Max-Planck-Institut untersucht das Lippenlesen
Forscher am Leipziger Max-Planck-Institut (MPI) für Kognitions- und Neurowissenschaften haben die neuronalen Grundlagen des Lippenlesens untersucht. Sie konnten zeigen, dass Wörter und Lippenbewegungen einander umso besser zugeordnet werden, je größer die Aktivität in einer bestimmten Region im Schläfenlappen des Gehirns ist. Im oberen temporalen Sulcus werden visuelle und auditive Informationen miteinander verknüpft.
Schau mir auf den Mund
Im Alltag versuchen wir meistens nur unterbewusst, anderen die Worte von den Lippen abzulesen. Doch in einer lauten Umgebung ist es oft sehr hilfreich, dem Gesprächspartner auf den Mund zu schauen. Warum das so ist, erklärt Helen Blank, Wissenschaftlerin am Leipziger MPI: "Indem unser Gehirn beim Lippenlesen Informationen aus verschiedenen sensorischen Quellen verbindet, verbessert sich das Sprachverstehen.“
In einer aktuellen Studie hat die Forschungsgruppe "Neuronale Mechanismen zwischenmenschlicher Kommunikation" herauszufinden versucht, auf welche Weise visuelle und auditorische Areale des Gehirns beim Lippenlesen zusammenarbeiten.

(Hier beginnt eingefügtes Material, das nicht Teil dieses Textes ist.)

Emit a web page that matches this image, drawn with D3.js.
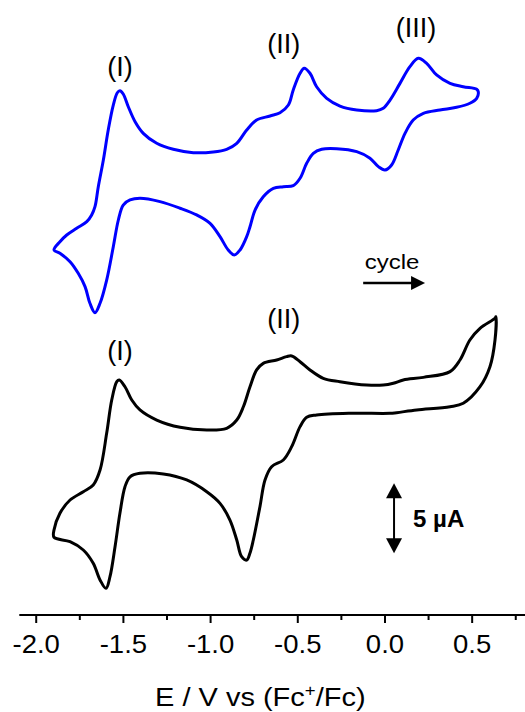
<!DOCTYPE html>
<html>
<head>
<meta charset="utf-8">
<script src="https://cdn.jsdelivr.net/npm/d3@7"></script>
<style>
  html, body { margin: 0; padding: 0; background: #fff; }
  svg { display: block; }
  text { font-family: "Liberation Sans", Arial, sans-serif; fill: #000; }
</style>
</head>
<body>
<svg id="chart" width="525" height="712"></svg>
<script>
// Potential axis ticks (V vs Fc+/Fc)
const majorTicks = [-2.0, -1.5, -1.0, -0.5, 0.0, 0.5];
const minorTicks = [-1.75, -1.25, -0.75, -0.25, 0.25, 0.75];

// Upper voltammogram (blue): potential (V) and current (µA) around the closed scan
const blueE = [-1.898,-1.864,-1.825,-1.768,-1.710,-1.682,-1.663,-1.644,-1.615,-1.587,-1.558,-1.535,-1.520,-1.501,-1.472,-1.433,-1.386,-1.309,-1.214,-1.099,-0.985,-0.908,-0.850,-0.793,-0.736,-0.659,-0.602,-0.554,-0.526,-0.487,-0.463,-0.430,-0.392,-0.334,-0.258,-0.162,-0.048,-0.010,0.029,0.086,0.143,0.191,0.239,0.296,0.373,0.449,0.526,0.535,
  0.526,0.487,0.411,0.315,0.220,0.162,0.115,0.076,0.038,0.000,-0.038,-0.086,-0.162,-0.277,-0.363,-0.411,-0.449,-0.487,-0.526,-0.583,-0.640,-0.698,-0.745,-0.774,-0.793,-0.831,-0.864,-0.899,-0.946,-1.003,-1.080,-1.175,-1.290,-1.405,-1.462,-1.501,-1.529,-1.558,-1.596,-1.634,-1.663,-1.692,-1.720,-1.759,-1.806,-1.864];
const blueI = [-5.14,-4.55,-4.07,-3.59,-3.12,-2.64,-2.05,-0.62,1.29,3.43,5.21,6.09,6.24,6.00,5.09,4.02,3.19,2.48,2.05,1.81,1.86,2.05,2.48,3.43,4.14,4.43,4.66,5.21,6.29,7.48,7.84,7.48,6.52,5.69,5.14,4.86,4.81,4.98,5.57,6.76,7.95,8.55,8.19,7.36,6.76,6.52,6.34,6.16,
  5.69,5.34,5.05,4.86,4.62,4.14,3.19,2.00,0.93,0.57,0.81,1.41,1.88,2.09,2.05,1.76,1.05,-0.02,-0.55,-0.62,-0.74,-1.34,-2.29,-3.48,-4.19,-5.14,-5.50,-5.14,-4.19,-3.24,-2.64,-2.16,-1.69,-1.45,-1.57,-1.93,-3.00,-4.91,-7.29,-8.95,-9.62,-8.95,-7.76,-6.81,-5.98,-5.38];

// Lower voltammogram (black): potential (V) and current (µA)
const blackE = [-1.898,-1.864,-1.806,-1.730,-1.673,-1.634,-1.596,-1.567,-1.538,-1.524,-1.491,-1.452,-1.405,-1.309,-1.175,-1.022,-0.908,-0.850,-0.812,-0.774,-0.736,-0.698,-0.621,-0.564,-0.535,-0.487,-0.430,-0.354,-0.258,-0.105,-0.010,0.048,0.105,0.220,0.373,0.430,0.487,0.545,0.631,0.636,
  0.631,0.602,0.545,0.449,0.373,0.182,0.067,0.029,-0.201,-0.392,-0.449,-0.487,-0.535,-0.583,-0.650,-0.688,-0.717,-0.755,-0.774,-0.793,-0.822,-0.850,-0.889,-0.946,-1.022,-1.137,-1.271,-1.405,-1.462,-1.491,-1.520,-1.548,-1.577,-1.600,-1.634,-1.673,-1.730,-1.806,-1.898];
const blackI = [-7.14,-5.95,-5.00,-4.41,-3.93,-2.86,-0.24,2.14,3.45,3.57,3.09,2.14,1.43,0.71,0.19,0.00,0.12,0.71,1.66,3.09,4.29,4.76,5.00,5.24,5.29,4.88,4.29,3.69,3.45,3.21,3.21,3.34,3.57,3.76,4.17,5.00,6.43,7.26,7.98,8.09,
  6.43,4.52,3.09,1.91,1.66,1.43,1.24,1.19,1.19,1.07,0.91,0.24,-1.19,-2.14,-2.62,-3.57,-5.48,-7.86,-8.79,-9.29,-9.05,-7.86,-6.43,-5.24,-4.41,-3.57,-3.14,-3.09,-3.34,-4.05,-5.95,-8.34,-10.48,-11.31,-10.71,-9.52,-8.57,-7.98,-7.66];

// Vertical offsets (µA) used to stack the two traces
const traceOffsets = [18, 0];
const traceColors = ["#0000ff", "#000000"];

// Redox wave labels: [potential (V), current level (µA)]
const waveLabels = [
  { text: "(I)",   E: -1.520, I: 18 + 7.3 },
  { text: "(II)",  E: -0.580, I: 18 + 8.9 },
  { text: "(III)", E: 0.178,  I: 18 + 10.1 },
  { text: "(I)",   E: -1.520, I: 5.0 },
  { text: "(II)",  E: -0.580, I: 7.3 }
];

const svg = d3.select("#chart");

const x = d3.scaleLinear().domain([-2.097, 0.803]).range([19.3, 525]);
const y = d3.scaleLinear().domain([-13.2, 30]).range([614.8, 10]);

// Widen a text element horizontally about its anchor point
function widen(sel, factor) {
  sel.each(function () {
    const t = d3.select(this);
    const cx = +t.attr("x");
    t.attr("transform", `translate(${cx},0) scale(${factor},1) translate(${-cx},0)`);
  });
}

const traces = [
  blueE.map((e, i) => [e, blueI[i]]),
  blackE.map((e, i) => [e, blackI[i]])
];

const line = d3.line()
  .x(d => x(d[0]))
  .curve(d3.curveCatmullRomClosed.alpha(0.5));

traces.forEach((pts, k) => {
  svg.append("path")
    .datum(pts)
    .attr("fill", "none")
    .attr("stroke", traceColors[k])
    .attr("stroke-width", 3)
    .attr("stroke-linejoin", "round")
    .attr("d", line.y(d => y(d[1] + traceOffsets[k])));
});

// Bottom potential axis
const axisY = 615;
const axisG = svg.append("g").attr("transform", `translate(0,${axisY})`);
axisG.append("line")
  .attr("x1", x.range()[0]).attr("x2", x.range()[1])
  .attr("stroke", "#000").attr("stroke-width", 2);
axisG.selectAll("line.major").data(majorTicks).join("line")
  .attr("class", "major")
  .attr("x1", d => x(d)).attr("x2", d => x(d))
  .attr("y1", 0).attr("y2", 8)
  .attr("stroke", "#000").attr("stroke-width", 2);
axisG.selectAll("line.minor").data(minorTicks).join("line")
  .attr("class", "minor")
  .attr("x1", d => x(d)).attr("x2", d => x(d))
  .attr("y1", 0).attr("y2", 5)
  .attr("stroke", "#000").attr("stroke-width", 2);
axisG.selectAll("text.tick").data(majorTicks).join("text")
  .attr("class", "tick")
  .attr("x", d => x(d))
  .attr("y", 38)
  .attr("text-anchor", "middle")
  .style("font-size", "25px")
  .text(d => d.toFixed(1))
  .call(widen, 1.1);

const title = svg.append("text")
  .attr("x", 260.3).attr("y", 706)
  .attr("text-anchor", "middle")
  .style("font-size", "25px");
title.append("tspan").text("E / V vs (Fc");
title.append("tspan").attr("dy", -10).style("font-size", "16px").text("+");
title.append("tspan").attr("dy", 10).text("/Fc)");
widen(title, 1.16);

// Wave labels
svg.selectAll("text.wave").data(waveLabels).join("text")
  .attr("class", "wave")
  .attr("x", d => x(d.E))
  .attr("y", d => y(d.I))
  .attr("text-anchor", "middle")
  .style("font-size", "27px")
  .text(d => d.text);

// Scan direction arrow
const cycE = [-0.125, 0.23];
const cycI = 10.5;
svg.append("text")
  .attr("x", (x(cycE[0]) + x(cycE[1])) / 2 - 2)
  .attr("y", y(cycI) - 13.5)
  .attr("text-anchor", "middle")
  .style("font-size", "20px")
  .text("cycle")
  .call(widen, 1.2);
svg.append("line")
  .attr("x1", x(cycE[0])).attr("x2", x(cycE[1]) - 12)
  .attr("y1", y(cycI)).attr("y2", y(cycI))
  .attr("stroke", "#000").attr("stroke-width", 2.5);
svg.append("path")
  .attr("d", `M${x(cycE[1])},${y(cycI)} l-14,-7 l0,14 z`)
  .attr("fill", "#000");

// 5 µA scale bar
const barE = 0.052;
const barTop = y(-3.8), barBot = y(-3.8 - 5);
svg.append("line")
  .attr("x1", x(barE)).attr("x2", x(barE))
  .attr("y1", barTop + 12).attr("y2", barBot - 12)
  .attr("stroke", "#000").attr("stroke-width", 2);
svg.append("path")
  .attr("d", `M${x(barE)},${barTop} l-8,15 l16,0 z`)
  .attr("fill", "#000");
svg.append("path")
  .attr("d", `M${x(barE)},${barBot} l-8,-15 l16,0 z`)
  .attr("fill", "#000");
svg.append("text")
  .attr("x", x(barE) + 19)
  .attr("y", (barTop + barBot) / 2 + 9)
  .style("font-size", "24px")
  .style("font-weight", "bold")
  .text("5 µA");
</script>
</body>
</html>
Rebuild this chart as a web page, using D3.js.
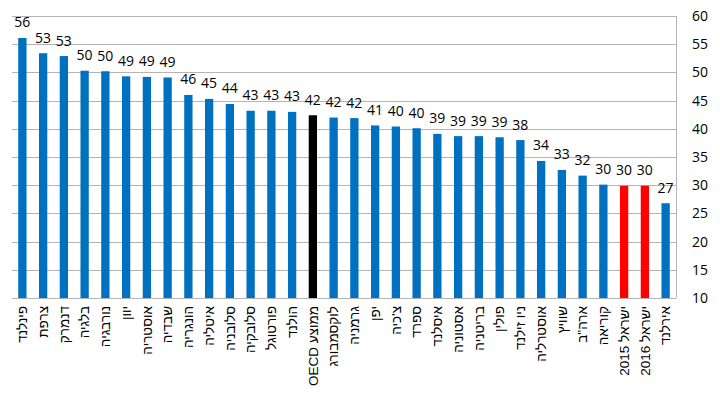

Widersprüchliche Infos erhöhen Hirnaktivität
Im Experiment hörten Probanden zunächst kurze Sätze, dabei wurde ihre Hirnaktivität mithilfe funktioneller Magnetresonanztomografie gemessen. Darauf folgte jeweils ein kurzes tonloses Video von einer sprechenden Person.
Per Knopfdruck sollten die Teilnehmer danach angeben, ob Wörter und Mundbewegung ihrer Meinung nach zusammengepasst haben. War dies nicht der Fall, reagierte ein Teil des Netzwerks von Hirnarealen, das visuelle und auditorische Informationen verknüpft, mit erhöhter Aktivität und erhöhte seine Verbindung zu auditorischen Sprachregionen.
"Wahrscheinlich entsteht durch die akustische Vorinformation eine Erwartungshaltung, welche Lippenbewegungen man sehen wird“, vermutet Blank. "Ein Widerspruch zwischen Vorhersage und dem tatsächlich Wahrgenommenen wird im STS als Fehler registriert.“
Wie stark die Aktivität in diesem Areal ausfiel, hing direkt mit den Lippenlese-Fähigkeiten zusammen: Je stärker sie war, desto häufiger lagen die Teilnehmer im Experiment richtig. "Bei den besten Lippenlesern wurde also ein besonders starkes Fehlersignal generiert“, sagt Blank.
Wie das Hirn Gehörtes und Gesehenes verbindet
Die Studie ist ein wichtiges Ergebnis nicht nur für die Grundlagenforschung. Besseres Wissen darüber, wie das Hirn Gehörtes und Gesehenes bei der Sprachverarbeitung miteinander verbindet, könnte auch in den klinischen Wissenschaften Anwendung finden.
"Menschen mit Hörstörungen sind oft sehr stark auf das Lippenlesen angewiesen“, sagt Blank. Weiterführende Studien könnten etwa untersuchen, was im Gehirn passiert, wenn Lippenlesen bewusst trainiert oder mit Zeichensprache kombiniert wird, so die Wissenschaftlerin aus Leipzig.